- Given information -
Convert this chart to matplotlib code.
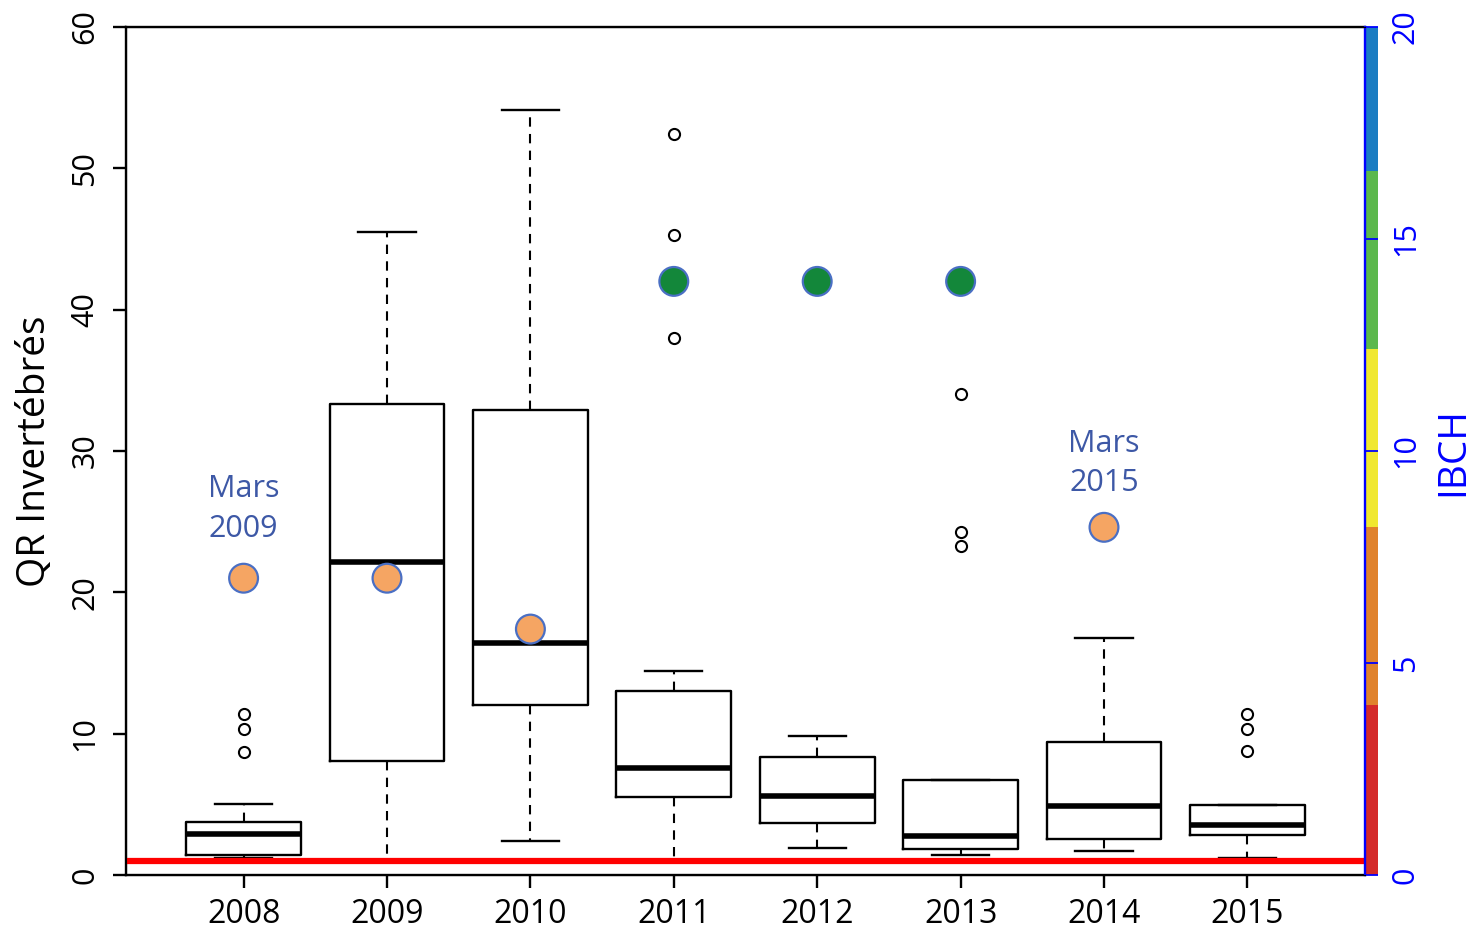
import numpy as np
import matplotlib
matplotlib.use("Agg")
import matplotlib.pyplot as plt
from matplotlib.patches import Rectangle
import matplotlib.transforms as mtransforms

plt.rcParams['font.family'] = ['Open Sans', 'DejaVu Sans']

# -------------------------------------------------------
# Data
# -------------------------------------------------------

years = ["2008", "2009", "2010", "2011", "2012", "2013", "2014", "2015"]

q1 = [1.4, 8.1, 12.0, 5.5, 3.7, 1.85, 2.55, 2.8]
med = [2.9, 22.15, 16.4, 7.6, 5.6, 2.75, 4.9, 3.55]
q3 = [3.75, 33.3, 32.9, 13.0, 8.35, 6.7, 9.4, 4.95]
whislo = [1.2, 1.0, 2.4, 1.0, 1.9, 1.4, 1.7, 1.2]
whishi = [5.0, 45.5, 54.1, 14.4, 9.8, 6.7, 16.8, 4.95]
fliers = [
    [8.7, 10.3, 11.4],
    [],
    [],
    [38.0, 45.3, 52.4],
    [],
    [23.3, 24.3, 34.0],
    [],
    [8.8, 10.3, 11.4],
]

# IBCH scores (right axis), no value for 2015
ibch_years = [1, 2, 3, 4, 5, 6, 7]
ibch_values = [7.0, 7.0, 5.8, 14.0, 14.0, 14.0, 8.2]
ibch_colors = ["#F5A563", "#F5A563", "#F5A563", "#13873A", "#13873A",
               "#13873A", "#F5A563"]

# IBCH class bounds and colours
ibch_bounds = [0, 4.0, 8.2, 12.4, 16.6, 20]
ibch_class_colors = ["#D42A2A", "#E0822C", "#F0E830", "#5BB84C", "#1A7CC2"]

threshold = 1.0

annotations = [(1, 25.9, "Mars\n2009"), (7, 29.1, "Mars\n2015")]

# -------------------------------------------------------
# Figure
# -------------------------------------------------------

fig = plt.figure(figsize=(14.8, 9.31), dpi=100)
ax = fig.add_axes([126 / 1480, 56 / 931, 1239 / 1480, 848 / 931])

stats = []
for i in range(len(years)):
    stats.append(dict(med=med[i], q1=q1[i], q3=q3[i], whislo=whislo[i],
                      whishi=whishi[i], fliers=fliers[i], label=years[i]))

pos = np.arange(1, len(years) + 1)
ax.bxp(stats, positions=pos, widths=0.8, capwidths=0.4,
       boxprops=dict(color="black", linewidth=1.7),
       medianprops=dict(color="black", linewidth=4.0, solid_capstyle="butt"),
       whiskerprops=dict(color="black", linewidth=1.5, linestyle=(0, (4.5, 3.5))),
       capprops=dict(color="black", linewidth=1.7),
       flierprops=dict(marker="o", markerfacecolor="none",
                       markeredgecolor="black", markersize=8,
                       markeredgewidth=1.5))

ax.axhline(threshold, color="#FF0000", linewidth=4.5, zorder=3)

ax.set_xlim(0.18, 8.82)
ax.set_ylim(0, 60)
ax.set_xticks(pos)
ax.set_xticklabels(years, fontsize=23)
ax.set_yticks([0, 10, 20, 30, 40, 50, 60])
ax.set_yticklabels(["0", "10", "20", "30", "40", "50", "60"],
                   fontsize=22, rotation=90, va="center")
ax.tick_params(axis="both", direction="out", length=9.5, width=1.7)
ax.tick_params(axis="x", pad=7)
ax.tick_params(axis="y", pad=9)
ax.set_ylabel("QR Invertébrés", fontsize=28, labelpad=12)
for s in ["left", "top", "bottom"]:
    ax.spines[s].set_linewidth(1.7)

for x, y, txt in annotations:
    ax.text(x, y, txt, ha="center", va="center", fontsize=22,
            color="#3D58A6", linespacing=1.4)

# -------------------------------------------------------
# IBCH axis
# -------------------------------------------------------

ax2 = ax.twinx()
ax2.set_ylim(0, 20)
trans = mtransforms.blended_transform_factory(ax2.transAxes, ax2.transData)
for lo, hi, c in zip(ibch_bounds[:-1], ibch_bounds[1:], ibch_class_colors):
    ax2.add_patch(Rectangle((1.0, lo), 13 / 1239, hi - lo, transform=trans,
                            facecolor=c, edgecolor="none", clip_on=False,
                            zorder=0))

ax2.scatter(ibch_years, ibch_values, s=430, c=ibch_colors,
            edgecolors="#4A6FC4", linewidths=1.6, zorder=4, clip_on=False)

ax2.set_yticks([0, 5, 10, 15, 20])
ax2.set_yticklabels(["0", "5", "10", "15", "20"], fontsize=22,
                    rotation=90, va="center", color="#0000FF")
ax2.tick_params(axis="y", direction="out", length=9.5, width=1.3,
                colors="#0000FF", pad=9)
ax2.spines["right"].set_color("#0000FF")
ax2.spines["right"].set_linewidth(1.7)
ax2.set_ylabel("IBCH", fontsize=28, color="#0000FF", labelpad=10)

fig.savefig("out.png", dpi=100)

- Exercise -
Copy every line above word for word and exclude the pictures.

- Task answer -
Convert this chart to matplotlib code.
import numpy as np
import matplotlib
matplotlib.use("Agg")
import matplotlib.pyplot as plt
from matplotlib.patches import Rectangle
import matplotlib.transforms as mtransforms

plt.rcParams['font.family'] = ['Open Sans', 'DejaVu Sans']

# -------------------------------------------------------
# Data
# -------------------------------------------------------

years = ["2008", "2009", "2010", "2011", "2012", "2013", "2014", "2015"]

q1 = [1.4, 8.1, 12.0, 5.5, 3.7, 1.85, 2.55, 2.8]
med = [2.9, 22.15, 16.4, 7.6, 5.6, 2.75, 4.9, 3.55]
q3 = [3.75, 33.3, 32.9, 13.0, 8.35, 6.7, 9.4, 4.95]
whislo = [1.2, 1.0, 2.4, 1.0, 1.9, 1.4, 1.7, 1.2]
whishi = [5.0, 45.5, 54.1, 14.4, 9.8, 6.7, 16.8, 4.95]
fliers = [
    [8.7, 10.3, 11.4],
    [],
    [],
    [38.0, 45.3, 52.4],
    [],
    [23.3, 24.3, 34.0],
    [],
    [8.8, 10.3, 11.4],
]

# IBCH scores (right axis), no value for 2015
ibch_years = [1, 2, 3, 4, 5, 6, 7]
ibch_values = [7.0, 7.0, 5.8, 14.0, 14.0, 14.0, 8.2]
ibch_colors = ["#F5A563", "#F5A563", "#F5A563", "#13873A", "#13873A",
               "#13873A", "#F5A563"]

# IBCH class bounds and colours
ibch_bounds = [0, 4.0, 8.2, 12.4, 16.6, 20]
ibch_class_colors = ["#D42A2A", "#E0822C", "#F0E830", "#5BB84C", "#1A7CC2"]

threshold = 1.0

annotations = [(1, 25.9, "Mars\n2009"), (7, 29.1, "Mars\n2015")]

# -------------------------------------------------------
# Figure
# -------------------------------------------------------

fig = plt.figure(figsize=(14.8, 9.31), dpi=100)
ax = fig.add_axes([126 / 1480, 56 / 931, 1239 / 1480, 848 / 931])

stats = []
for i in range(len(years)):
    stats.append(dict(med=med[i], q1=q1[i], q3=q3[i], whislo=whislo[i],
                      whishi=whishi[i], fliers=fliers[i], label=years[i]))

pos = np.arange(1, len(years) + 1)
ax.bxp(stats, positions=pos, widths=0.8, capwidths=0.4,
       boxprops=dict(color="black", linewidth=1.7),
       medianprops=dict(color="black", linewidth=4.0, solid_capstyle="butt"),
       whiskerprops=dict(color="black", linewidth=1.5, linestyle=(0, (4.5, 3.5))),
       capprops=dict(color="black", linewidth=1.7),
       flierprops=dict(marker="o", markerfacecolor="none",
                       markeredgecolor="black", markersize=8,
                       markeredgewidth=1.5))

ax.axhline(threshold, color="#FF0000", linewidth=4.5, zorder=3)

ax.set_xlim(0.18, 8.82)
ax.set_ylim(0, 60)
ax.set_xticks(pos)
ax.set_xticklabels(years, fontsize=23)
ax.set_yticks([0, 10, 20, 30, 40, 50, 60])
ax.set_yticklabels(["0", "10", "20", "30", "40", "50", "60"],
                   fontsize=22, rotation=90, va="center")
ax.tick_params(axis="both", direction="out", length=9.5, width=1.7)
ax.tick_params(axis="x", pad=7)
ax.tick_params(axis="y", pad=9)
ax.set_ylabel("QR Invertébrés", fontsize=28, labelpad=12)
for s in ["left", "top", "bottom"]:
    ax.spines[s].set_linewidth(1.7)

for x, y, txt in annotations:
    ax.text(x, y, txt, ha="center", va="center", fontsize=22,
            color="#3D58A6", linespacing=1.4)

# -------------------------------------------------------
# IBCH axis
# -------------------------------------------------------

ax2 = ax.twinx()
ax2.set_ylim(0, 20)
trans = mtransforms.blended_transform_factory(ax2.transAxes, ax2.transData)
for lo, hi, c in zip(ibch_bounds[:-1], ibch_bounds[1:], ibch_class_colors):
    ax2.add_patch(Rectangle((1.0, lo), 13 / 1239, hi - lo, transform=trans,
                            facecolor=c, edgecolor="none", clip_on=False,
                            zorder=0))

ax2.scatter(ibch_years, ibch_values, s=430, c=ibch_colors,
            edgecolors="#4A6FC4", linewidths=1.6, zorder=4, clip_on=False)

ax2.set_yticks([0, 5, 10, 15, 20])
ax2.set_yticklabels(["0", "5", "10", "15", "20"], fontsize=22,
                    rotation=90, va="center", color="#0000FF")
ax2.tick_params(axis="y", direction="out", length=9.5, width=1.3,
                colors="#0000FF", pad=9)
ax2.spines["right"].set_color("#0000FF")
ax2.spines["right"].set_linewidth(1.7)
ax2.set_ylabel("IBCH", fontsize=28, color="#0000FF", labelpad=10)

fig.savefig("out.png", dpi=100)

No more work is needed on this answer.